** START **

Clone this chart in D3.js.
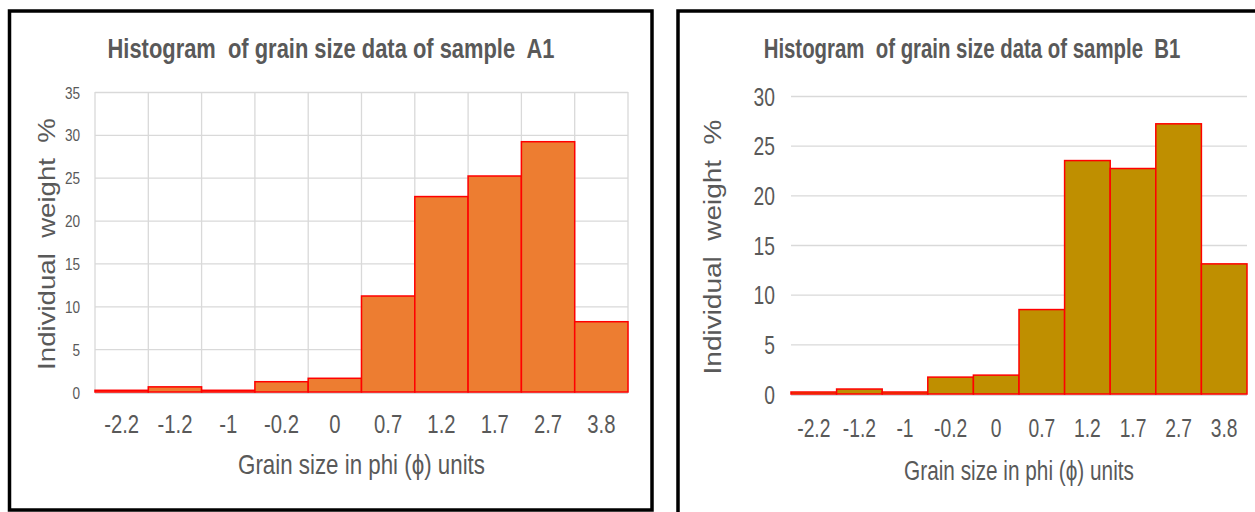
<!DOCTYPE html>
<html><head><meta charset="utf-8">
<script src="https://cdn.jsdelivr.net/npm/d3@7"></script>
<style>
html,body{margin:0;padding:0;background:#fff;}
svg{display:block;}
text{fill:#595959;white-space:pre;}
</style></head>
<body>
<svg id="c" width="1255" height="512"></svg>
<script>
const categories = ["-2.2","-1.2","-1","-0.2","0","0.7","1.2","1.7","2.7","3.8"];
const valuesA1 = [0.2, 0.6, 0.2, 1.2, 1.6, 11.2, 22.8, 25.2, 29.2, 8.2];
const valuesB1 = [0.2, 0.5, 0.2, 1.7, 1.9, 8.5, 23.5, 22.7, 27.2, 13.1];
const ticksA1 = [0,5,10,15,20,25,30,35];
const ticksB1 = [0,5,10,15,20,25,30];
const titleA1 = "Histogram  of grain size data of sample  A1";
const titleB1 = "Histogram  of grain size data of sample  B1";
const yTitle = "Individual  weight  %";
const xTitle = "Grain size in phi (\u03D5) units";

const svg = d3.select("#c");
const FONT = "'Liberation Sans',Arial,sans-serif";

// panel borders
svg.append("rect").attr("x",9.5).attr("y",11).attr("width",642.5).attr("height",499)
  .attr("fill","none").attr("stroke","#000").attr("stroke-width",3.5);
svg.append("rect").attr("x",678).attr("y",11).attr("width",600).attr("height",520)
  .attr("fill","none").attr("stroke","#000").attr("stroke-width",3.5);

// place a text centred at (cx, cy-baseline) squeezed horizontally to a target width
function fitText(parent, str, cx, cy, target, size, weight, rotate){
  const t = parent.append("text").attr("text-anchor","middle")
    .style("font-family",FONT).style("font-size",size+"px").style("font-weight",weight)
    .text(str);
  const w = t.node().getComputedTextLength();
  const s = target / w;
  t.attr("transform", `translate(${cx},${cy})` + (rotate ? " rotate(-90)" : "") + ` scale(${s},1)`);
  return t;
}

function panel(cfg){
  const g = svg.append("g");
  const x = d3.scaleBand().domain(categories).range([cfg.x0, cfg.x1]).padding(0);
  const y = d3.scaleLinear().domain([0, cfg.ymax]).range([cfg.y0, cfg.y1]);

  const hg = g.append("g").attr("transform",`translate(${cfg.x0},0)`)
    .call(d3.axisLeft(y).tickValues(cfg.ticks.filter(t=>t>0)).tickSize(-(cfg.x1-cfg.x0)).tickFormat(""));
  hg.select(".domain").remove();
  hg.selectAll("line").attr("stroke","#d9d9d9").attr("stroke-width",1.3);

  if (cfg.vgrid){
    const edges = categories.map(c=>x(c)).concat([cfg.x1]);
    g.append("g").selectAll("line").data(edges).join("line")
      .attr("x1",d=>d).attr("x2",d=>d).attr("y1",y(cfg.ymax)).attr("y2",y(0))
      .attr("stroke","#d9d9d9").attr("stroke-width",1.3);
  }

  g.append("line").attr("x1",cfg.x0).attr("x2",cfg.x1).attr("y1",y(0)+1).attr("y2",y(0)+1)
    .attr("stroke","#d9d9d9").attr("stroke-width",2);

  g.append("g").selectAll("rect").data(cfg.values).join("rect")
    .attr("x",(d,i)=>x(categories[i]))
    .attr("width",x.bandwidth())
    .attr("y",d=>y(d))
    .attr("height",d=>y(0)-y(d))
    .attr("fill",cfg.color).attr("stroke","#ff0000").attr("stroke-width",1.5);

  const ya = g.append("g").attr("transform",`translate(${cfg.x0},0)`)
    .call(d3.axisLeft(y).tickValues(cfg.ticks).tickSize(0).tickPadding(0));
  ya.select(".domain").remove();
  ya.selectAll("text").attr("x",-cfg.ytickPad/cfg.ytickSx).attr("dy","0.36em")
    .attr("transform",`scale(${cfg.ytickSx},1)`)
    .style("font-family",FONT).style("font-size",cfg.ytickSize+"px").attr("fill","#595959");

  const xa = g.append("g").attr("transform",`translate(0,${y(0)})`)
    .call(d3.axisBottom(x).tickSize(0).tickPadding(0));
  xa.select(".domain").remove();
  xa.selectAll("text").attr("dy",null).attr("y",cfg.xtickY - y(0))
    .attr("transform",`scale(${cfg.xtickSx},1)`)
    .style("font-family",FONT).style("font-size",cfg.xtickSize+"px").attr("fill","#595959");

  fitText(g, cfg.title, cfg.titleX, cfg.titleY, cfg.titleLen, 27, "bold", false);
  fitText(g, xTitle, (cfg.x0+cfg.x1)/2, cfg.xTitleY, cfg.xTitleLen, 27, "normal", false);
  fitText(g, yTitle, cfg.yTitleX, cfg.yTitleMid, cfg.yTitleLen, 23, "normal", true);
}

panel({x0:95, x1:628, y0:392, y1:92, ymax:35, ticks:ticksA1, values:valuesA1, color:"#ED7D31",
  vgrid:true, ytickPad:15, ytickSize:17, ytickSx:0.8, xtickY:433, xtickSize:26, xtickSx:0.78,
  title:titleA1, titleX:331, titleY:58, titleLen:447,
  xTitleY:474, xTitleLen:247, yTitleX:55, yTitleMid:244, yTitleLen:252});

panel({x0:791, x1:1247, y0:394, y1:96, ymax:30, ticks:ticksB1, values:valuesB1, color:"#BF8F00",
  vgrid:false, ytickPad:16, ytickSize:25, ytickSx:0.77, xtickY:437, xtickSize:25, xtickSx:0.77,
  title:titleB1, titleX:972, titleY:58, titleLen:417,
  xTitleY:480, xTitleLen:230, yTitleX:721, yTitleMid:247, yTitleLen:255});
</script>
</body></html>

** END **
** START **

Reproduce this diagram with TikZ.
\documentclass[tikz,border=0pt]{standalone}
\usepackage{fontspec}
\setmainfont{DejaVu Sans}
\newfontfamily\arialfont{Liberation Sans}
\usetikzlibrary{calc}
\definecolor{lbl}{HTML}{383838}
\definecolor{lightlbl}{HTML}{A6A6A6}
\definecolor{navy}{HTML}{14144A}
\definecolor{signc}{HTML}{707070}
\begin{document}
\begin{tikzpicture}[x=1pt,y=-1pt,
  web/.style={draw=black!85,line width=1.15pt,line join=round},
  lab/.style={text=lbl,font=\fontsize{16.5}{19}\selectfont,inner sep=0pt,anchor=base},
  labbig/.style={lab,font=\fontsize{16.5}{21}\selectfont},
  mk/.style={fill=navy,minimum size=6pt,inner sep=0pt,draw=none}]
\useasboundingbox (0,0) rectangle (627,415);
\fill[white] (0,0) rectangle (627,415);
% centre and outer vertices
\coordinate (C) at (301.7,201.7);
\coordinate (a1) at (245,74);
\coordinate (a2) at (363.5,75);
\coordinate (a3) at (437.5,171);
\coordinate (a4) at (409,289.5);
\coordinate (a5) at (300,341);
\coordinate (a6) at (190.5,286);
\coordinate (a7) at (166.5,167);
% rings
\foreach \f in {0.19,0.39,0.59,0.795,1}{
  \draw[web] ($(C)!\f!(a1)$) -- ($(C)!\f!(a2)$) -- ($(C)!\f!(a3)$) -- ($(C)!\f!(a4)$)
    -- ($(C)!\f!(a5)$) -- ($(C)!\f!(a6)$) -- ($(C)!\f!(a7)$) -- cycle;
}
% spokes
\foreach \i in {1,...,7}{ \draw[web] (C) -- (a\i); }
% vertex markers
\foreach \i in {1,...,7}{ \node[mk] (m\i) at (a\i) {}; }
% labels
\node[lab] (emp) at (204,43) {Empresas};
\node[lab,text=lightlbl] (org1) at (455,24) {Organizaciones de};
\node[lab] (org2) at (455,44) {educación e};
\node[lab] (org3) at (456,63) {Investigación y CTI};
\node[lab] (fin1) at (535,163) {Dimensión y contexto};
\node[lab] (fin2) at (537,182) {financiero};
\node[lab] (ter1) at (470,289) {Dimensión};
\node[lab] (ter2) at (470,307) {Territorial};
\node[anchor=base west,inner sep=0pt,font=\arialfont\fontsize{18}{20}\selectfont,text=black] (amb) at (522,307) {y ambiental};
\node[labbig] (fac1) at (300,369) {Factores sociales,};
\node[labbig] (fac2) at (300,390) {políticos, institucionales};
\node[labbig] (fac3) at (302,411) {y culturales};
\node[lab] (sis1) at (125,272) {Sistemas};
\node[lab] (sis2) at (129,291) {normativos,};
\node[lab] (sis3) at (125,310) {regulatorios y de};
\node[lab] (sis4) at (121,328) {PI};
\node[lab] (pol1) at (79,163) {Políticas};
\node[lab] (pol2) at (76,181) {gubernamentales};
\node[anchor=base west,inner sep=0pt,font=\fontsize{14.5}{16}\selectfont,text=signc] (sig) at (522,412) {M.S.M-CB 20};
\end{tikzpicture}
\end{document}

** END **
** START **

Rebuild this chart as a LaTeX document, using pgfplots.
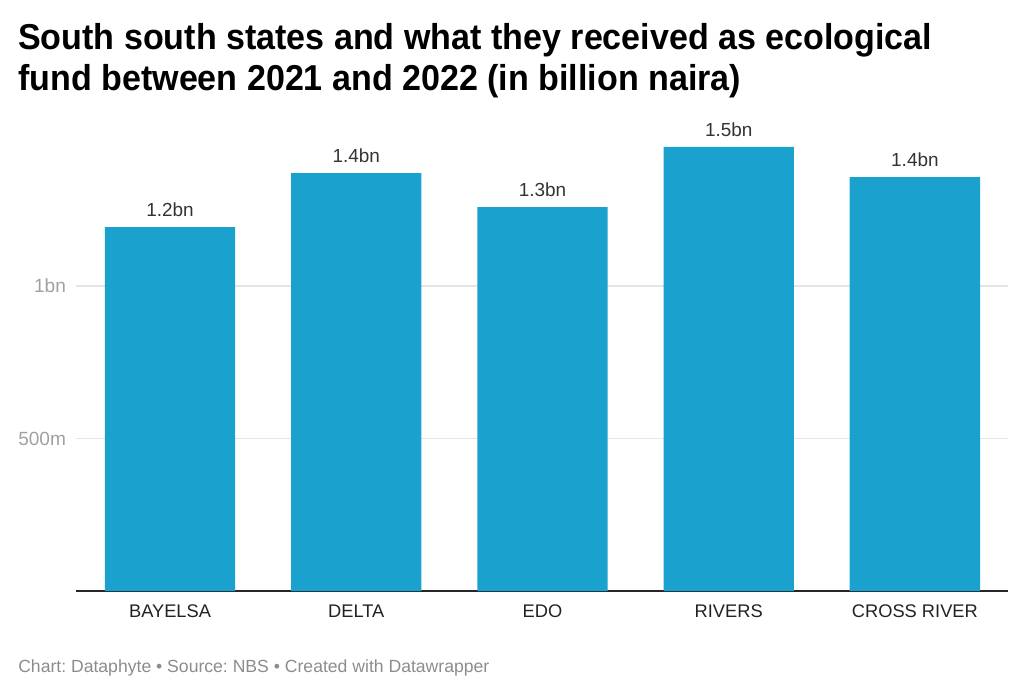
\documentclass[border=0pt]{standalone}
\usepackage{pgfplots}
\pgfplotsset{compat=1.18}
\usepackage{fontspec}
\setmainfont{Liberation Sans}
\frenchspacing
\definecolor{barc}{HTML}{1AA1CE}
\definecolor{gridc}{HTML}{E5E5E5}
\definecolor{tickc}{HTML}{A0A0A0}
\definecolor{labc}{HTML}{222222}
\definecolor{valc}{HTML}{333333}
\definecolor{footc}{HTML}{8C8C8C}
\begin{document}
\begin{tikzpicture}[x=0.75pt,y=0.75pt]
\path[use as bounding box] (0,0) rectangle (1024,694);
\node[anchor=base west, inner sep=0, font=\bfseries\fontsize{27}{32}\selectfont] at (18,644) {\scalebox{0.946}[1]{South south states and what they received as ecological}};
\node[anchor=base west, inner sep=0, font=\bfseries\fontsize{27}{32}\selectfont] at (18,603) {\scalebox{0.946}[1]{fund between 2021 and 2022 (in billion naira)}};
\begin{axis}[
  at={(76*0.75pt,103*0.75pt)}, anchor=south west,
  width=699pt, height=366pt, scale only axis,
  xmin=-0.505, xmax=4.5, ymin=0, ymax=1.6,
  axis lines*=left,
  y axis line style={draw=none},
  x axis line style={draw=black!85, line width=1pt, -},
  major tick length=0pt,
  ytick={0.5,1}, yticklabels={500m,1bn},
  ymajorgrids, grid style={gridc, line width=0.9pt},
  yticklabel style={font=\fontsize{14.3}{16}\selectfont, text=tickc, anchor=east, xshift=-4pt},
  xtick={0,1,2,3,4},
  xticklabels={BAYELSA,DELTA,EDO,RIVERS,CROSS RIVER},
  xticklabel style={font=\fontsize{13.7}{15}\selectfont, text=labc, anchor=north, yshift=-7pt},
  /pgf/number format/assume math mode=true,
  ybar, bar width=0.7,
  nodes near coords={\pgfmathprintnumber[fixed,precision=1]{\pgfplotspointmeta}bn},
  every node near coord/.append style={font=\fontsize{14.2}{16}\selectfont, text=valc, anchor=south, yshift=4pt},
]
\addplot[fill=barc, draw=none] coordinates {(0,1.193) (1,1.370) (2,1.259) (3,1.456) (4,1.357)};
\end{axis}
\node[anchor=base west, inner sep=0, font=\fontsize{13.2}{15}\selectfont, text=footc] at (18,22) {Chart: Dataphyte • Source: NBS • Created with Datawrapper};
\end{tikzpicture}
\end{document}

** END **

**Exercise description:** Reproduce each line of the entries in which the word "with" is found.

**Exercise output:**
Reproduce this diagram with TikZ.
\node[anchor=base west, inner sep=0, font=\fontsize{13.2}{15}\selectfont, text=footc] at (18,22) {Chart: Dataphyte • Source: NBS • Created with Datawrapper};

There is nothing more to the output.